§ Given records
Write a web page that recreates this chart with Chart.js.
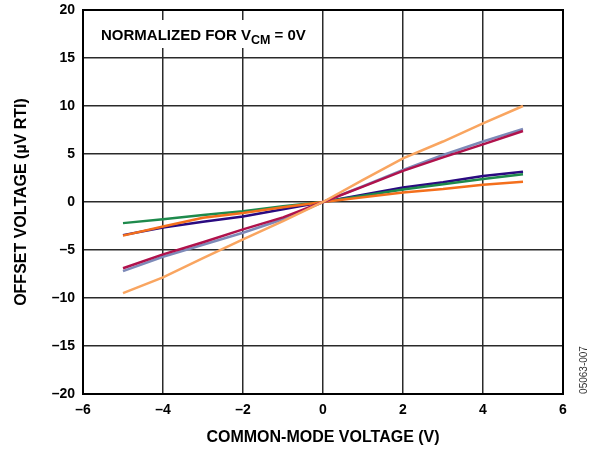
<!DOCTYPE html>
<html>
<head>
<meta charset="utf-8">
<script src="https://cdn.jsdelivr.net/npm/chart.js@4/dist/chart.umd.min.js"></script>
<style>
  html, body { margin: 0; padding: 0; background: #fff; }
  #wrap { width: 597px; height: 451px; position: relative; }
</style>
</head>
<body>
<div id="wrap"><canvas id="grafico"></canvas></div>
<script>
// common-mode voltage (V)
var vcm = [-5, -4, -3, -2, -1, 0, 1, 2, 3, 4, 5];

// offset voltage per unit (uV RTI), normalized at VCM = 0V
var offsetNaranjaClaro = [-9.5, -7.85, -5.85, -3.9, -2.0, 0, 2.3, 4.55, 6.3, 8.2, 10.0];
var offsetCarmesi = [-6.9, -5.45, -4.2, -2.85, -1.6, 0, 1.6, 3.25, 4.65, 6.0, 7.4];
var offsetPizarra = [-7.2, -5.7, -4.45, -3.2, -1.8, 0, 1.65, 3.35, 4.9, 6.3, 7.6];
var offsetNaranja = [-3.5, -2.55, -1.65, -1.15, -0.55, 0, 0.5, 1.0, 1.35, 1.8, 2.1];
var offsetVerde = [-2.2, -1.8, -1.35, -0.97, -0.45, 0, 0.65, 1.3, 1.85, 2.4, 2.9];
var offsetMarino = [-3.45, -2.65, -2.05, -1.5, -0.75, 0, 0.75, 1.5, 2.05, 2.7, 3.15];

var FUENTE = '"Liberation Sans", Arial, sans-serif';

var dataSet = function (label, valores, color) {
    return {
        label: label,
        data: vcm.map(function (x, i) { return { x: x, y: valores[i] }; }),
        borderColor: color,
        borderWidth: 2.5,
        pointRadius: 0,
        tension: 0,
        fill: false
    };
};

var menos = function (v) {
    return String(v).replace('-', '\u2013');
};

// white box with the normalization note, plus the outer frame and side code
var notas = {
    id: 'notas',
    beforeDatasetsDraw: function (chart) {
        var ctx = chart.ctx;
        ctx.save();
        ctx.fillStyle = '#fff';
        ctx.fillRect(85, 20, 236, 28);
        ctx.fillStyle = '#000';
        ctx.textBaseline = 'alphabetic';
        ctx.font = 'bold 15px ' + FUENTE;
        var x = 101;
        var y = 40;
        ctx.fillText('NORMALIZED FOR V', x, y);
        x += ctx.measureText('NORMALIZED FOR V').width;
        ctx.font = 'bold 12.5px ' + FUENTE;
        ctx.fillText('CM', x, y + 4);
        x += ctx.measureText('CM').width;
        ctx.font = 'bold 15px ' + FUENTE;
        ctx.fillText(' = 0V', x, y);
        ctx.restore();
    },
    afterDraw: function (chart) {
        var ctx = chart.ctx;
        var a = chart.chartArea;
        ctx.save();
        ctx.strokeStyle = '#000';
        ctx.lineWidth = 2;
        ctx.strokeRect(a.left, a.top, a.right - a.left, a.bottom - a.top);
        ctx.translate(584, 370);
        ctx.rotate(-Math.PI / 2);
        ctx.fillStyle = '#333';
        ctx.font = '10px ' + FUENTE;
        ctx.textAlign = 'center';
        ctx.textBaseline = 'middle';
        ctx.fillText('05063-007', 0, 0);
        ctx.restore();
    }
};

new Chart(document.getElementById('grafico'), {
    type: 'line',
    data: {
        datasets: [
            dataSet('A', offsetNaranjaClaro, '#F9A560'),
            dataSet('B', offsetCarmesi, '#B0124C'),
            dataSet('C', offsetPizarra, '#7D8AB8'),
            dataSet('D', offsetNaranja, '#F46F1C'),
            dataSet('E', offsetVerde, '#1E8A4C'),
            dataSet('F', offsetMarino, '#2A0A80')
        ]
    },
    options: {
        responsive: true,
        maintainAspectRatio: false,
        animation: false,
        layout: { autoPadding: false, padding: { left: 0, right: 34, top: 10, bottom: 0 } },
        plugins: {
            legend: { display: false },
            tooltip: { enabled: false }
        },
        scales: {
            x: {
                type: 'linear',
                min: -6,
                max: 6,
                ticks: {
                    stepSize: 2,
                    color: '#000',
                    padding: 8,
                    font: { family: FUENTE, size: 14, weight: 'bold' },
                    callback: menos
                },
                grid: { color: '#2a2a2a', lineWidth: 1.5, drawTicks: false },
                border: { color: '#000', width: 2 },
                title: {
                    display: true,
                    text: 'COMMON-MODE VOLTAGE (V)',
                    color: '#000',
                    font: { family: FUENTE, size: 16, weight: 'bold' },
                    padding: { top: 7 }
                },
                afterFit: function (scale) {
                    scale.height = 57;
                    scale.paddingLeft = 0;
                    scale.paddingRight = 0;
                }
            },
            y: {
                min: -20,
                max: 20,
                ticks: {
                    stepSize: 5,
                    color: '#000',
                    padding: 8,
                    font: { family: FUENTE, size: 14, weight: 'bold' },
                    callback: menos
                },
                grid: { color: '#2a2a2a', lineWidth: 1.5, drawTicks: false },
                border: { color: '#000', width: 2 },
                title: {
                    display: true,
                    text: 'OFFSET VOLTAGE (\u00b5V RTI)',
                    color: '#000',
                    font: { family: FUENTE, size: 16, weight: 'bold' },
                    padding: { top: 12, bottom: 2 }
                },
                afterFit: function (scale) {
                    scale.width = 83;
                    scale.paddingTop = 0;
                    scale.paddingBottom = 0;
                }
            }
        }
    },
    plugins: [notas]
});
</script>
</body>
</html>
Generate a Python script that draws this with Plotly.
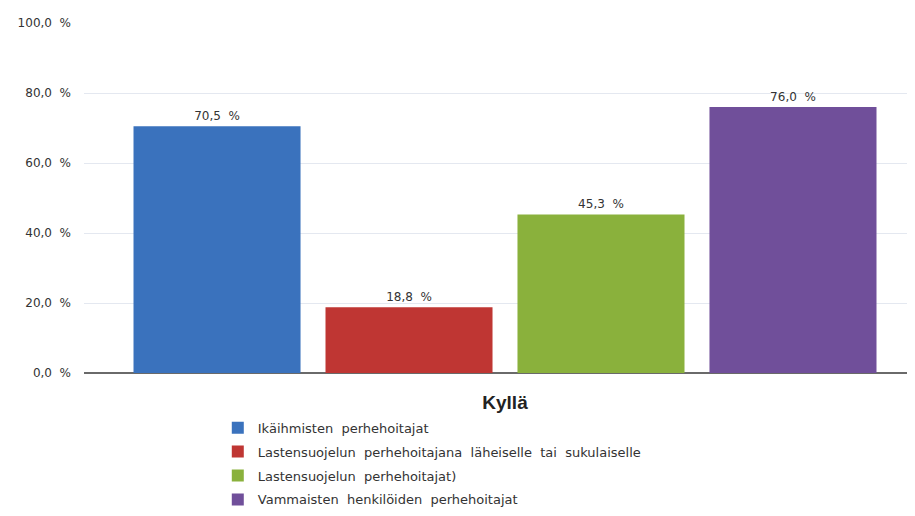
import plotly.graph_objects as go

category = ["Kyllä"]
series_names = [
    "Ikäihmisten perhehoitajat",
    "Lastensuojelun perhehoitajana läheiselle tai sukulaiselle",
    "Lastensuojelun perhehoitajat)",
    "Vammaisten henkilöiden perhehoitajat",
]
series_values = [70.5, 18.8, 45.3, 76.0]
series_colors = ["#3a72bd", "#bf3633", "#8ab13c", "#704f9a"]
y_ticks = [0, 20, 40, 60, 80, 100]
y_tick_labels = [f"{v:.1f}".replace(".", ",") + "\u00a0\u00a0%" for v in y_ticks]

FONT = "DejaVu Sans"
TEXT_COLOR = "#333333"
SP = "\u00a0\u00a0"  # wide word spacing like the original

fig = go.Figure()
for i, (name, value, color) in enumerate(zip(series_names, series_values, series_colors)):
    fig.add_trace(
        go.Bar(
            x=category,
            y=[value],
            name=name.replace(" ", SP),
            legendgroup=f"g{i}",
            marker=dict(color=color, line=dict(width=0)),
            texttemplate="%{y:.1f}" + SP + "%",
            textposition="outside",
            textfont=dict(family=FONT, size=12, color=TEXT_COLOR),
            cliponaxis=False,
        )
    )

# page body has an 8px margin, so the figure is 8px smaller than the window
fig.update_layout(
    barmode="group",
    bargap=0.1,
    bargroupgap=0.13,
    separators=", ",
    width=907,
    height=508,
    margin=dict(l=76, r=0, t=15, b=143),
    plot_bgcolor="white",
    paper_bgcolor="white",
    font=dict(family=FONT, size=12, color=TEXT_COLOR),
    showlegend=True,
    legend=dict(
        orientation="v",
        x=0.161,
        xanchor="left",
        y=-0.405,
        yanchor="bottom",
        tracegroupgap=4,
        font=dict(family=FONT, size=13, color=TEXT_COLOR),
        itemwidth=30,
    ),
)
fig.update_xaxes(
    range=[-0.4934, 0.4805],
    showgrid=False,
    showline=False,
    ticks="",
    tickfont=dict(family="Liberation Sans", size=19, color="#222222", weight="bold"),
    ticklabelstandoff=16,
)
fig.update_yaxes(
    range=[0, 100],
    tickmode="array",
    tickvals=y_ticks,
    ticktext=y_tick_labels,
    showgrid=True,
    gridcolor="#e4e8f0",
    gridwidth=1,
    zeroline=True,
    zerolinecolor="#6a6a6a",
    zerolinewidth=2,
    showline=False,
    ticks="",
    ticklabelstandoff=12,
    tickfont=dict(family=FONT, size=12, color=TEXT_COLOR),
)

fig.write_html("out.html")
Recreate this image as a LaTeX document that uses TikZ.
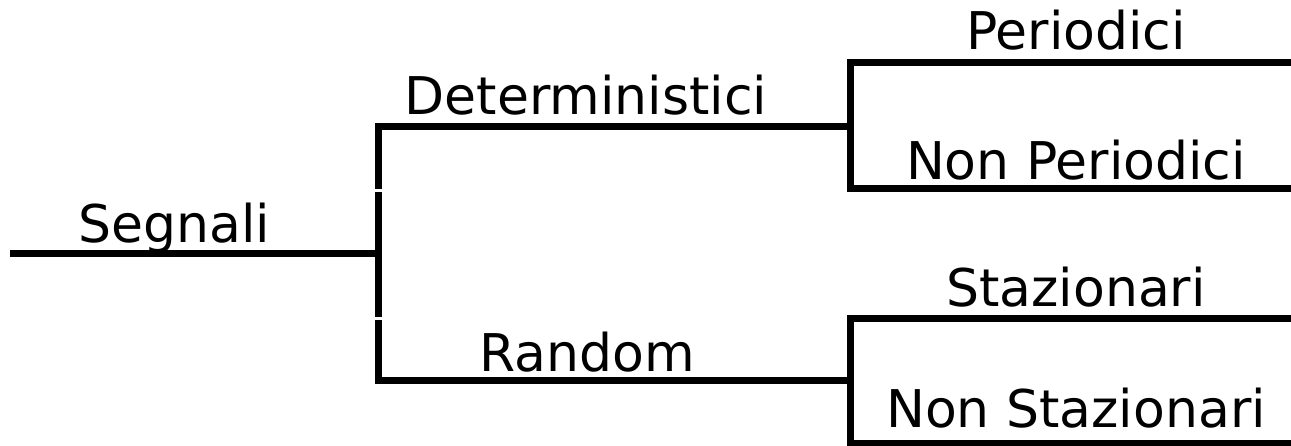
\documentclass[tikz,border=0pt]{standalone}
\usepackage{fontspec}
\setmainfont{DejaVu Sans}
\begin{document}
\begin{tikzpicture}[x=1pt,y=-1pt,
    branch/.style={line width=7pt,line join=miter},
    lab/.style={anchor=base,inner sep=0pt,font=\fontsize{52}{60}\selectfont}]
  \useasboundingbox (0,0) rectangle (1291,446);

  % Root: signals
  \coordinate (root) at (10,254);
  \coordinate (fork) at (378,254);
  \node[lab] (segnali) at (174,243) {Segnali};
  \draw[branch] (root) -- (fork);

  % First fork: deterministic / random (vertical bar in three pieces)
  \coordinate (det0) at (378,127);
  \coordinate (det1) at (850,127);
  \coordinate (rnd0) at (378,381);
  \coordinate (rnd1) at (850,381);
  \draw[branch] (det1) -- (det0) -- (378,189);
  \draw[branch] (378,192) -- (378,317);
  \draw[branch] (378,320) -- (rnd0) -- (rnd1);
  \node[lab] (det) at (586,115) {Deterministici};
  \node[lab] (rnd) at (587,372) {Random};

  % Second level forks
  \draw[branch] (1291,63) -- (850,63) -- (850,189) -- (1291,189);
  \draw[branch] (1291,319) -- (850,319) -- (850,443) -- (1291,443);

  % Leaf labels
  \foreach \name/\y/\txt in {per/50/Periodici,nonper/180/Non Periodici,
      staz/307/Stazionari,nonstaz/427/Non Stazionari}{
    \node[lab] (\name) at (1076,\y) {\txt};
  }
\end{tikzpicture}
\end{document}
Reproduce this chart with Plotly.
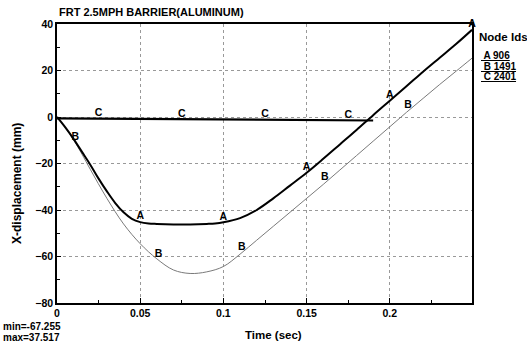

§ Task instructions
Restate word for word only the lines from the one with "Recreate this image" through the last line of the material, both included. Any picture should be left out.

§ Written response
Recreate this image as a LaTeX document that uses TikZ.
\documentclass[tikz,border=0pt]{standalone}
\usepackage{fontspec}
\setmainfont{DejaVu Sans}
\begin{document}
\begin{tikzpicture}[x=1pt,y=-1pt,
    branch/.style={line width=7pt,line join=miter},
    lab/.style={anchor=base,inner sep=0pt,font=\fontsize{52}{60}\selectfont}]
  \useasboundingbox (0,0) rectangle (1291,446);

  % Root: signals
  \coordinate (root) at (10,254);
  \coordinate (fork) at (378,254);
  \node[lab] (segnali) at (174,243) {Segnali};
  \draw[branch] (root) -- (fork);

  % First fork: deterministic / random (vertical bar in three pieces)
  \coordinate (det0) at (378,127);
  \coordinate (det1) at (850,127);
  \coordinate (rnd0) at (378,381);
  \coordinate (rnd1) at (850,381);
  \draw[branch] (det1) -- (det0) -- (378,189);
  \draw[branch] (378,192) -- (378,317);
  \draw[branch] (378,320) -- (rnd0) -- (rnd1);
  \node[lab] (det) at (586,115) {Deterministici};
  \node[lab] (rnd) at (587,372) {Random};

  % Second level forks
  \draw[branch] (1291,63) -- (850,63) -- (850,189) -- (1291,189);
  \draw[branch] (1291,319) -- (850,319) -- (850,443) -- (1291,443);

  % Leaf labels
  \foreach \name/\y/\txt in {per/50/Periodici,nonper/180/Non Periodici,
      staz/307/Stazionari,nonstaz/427/Non Stazionari}{
    \node[lab] (\name) at (1076,\y) {\txt};
  }
\end{tikzpicture}
\end{document}
Reproduce this chart with Plotly.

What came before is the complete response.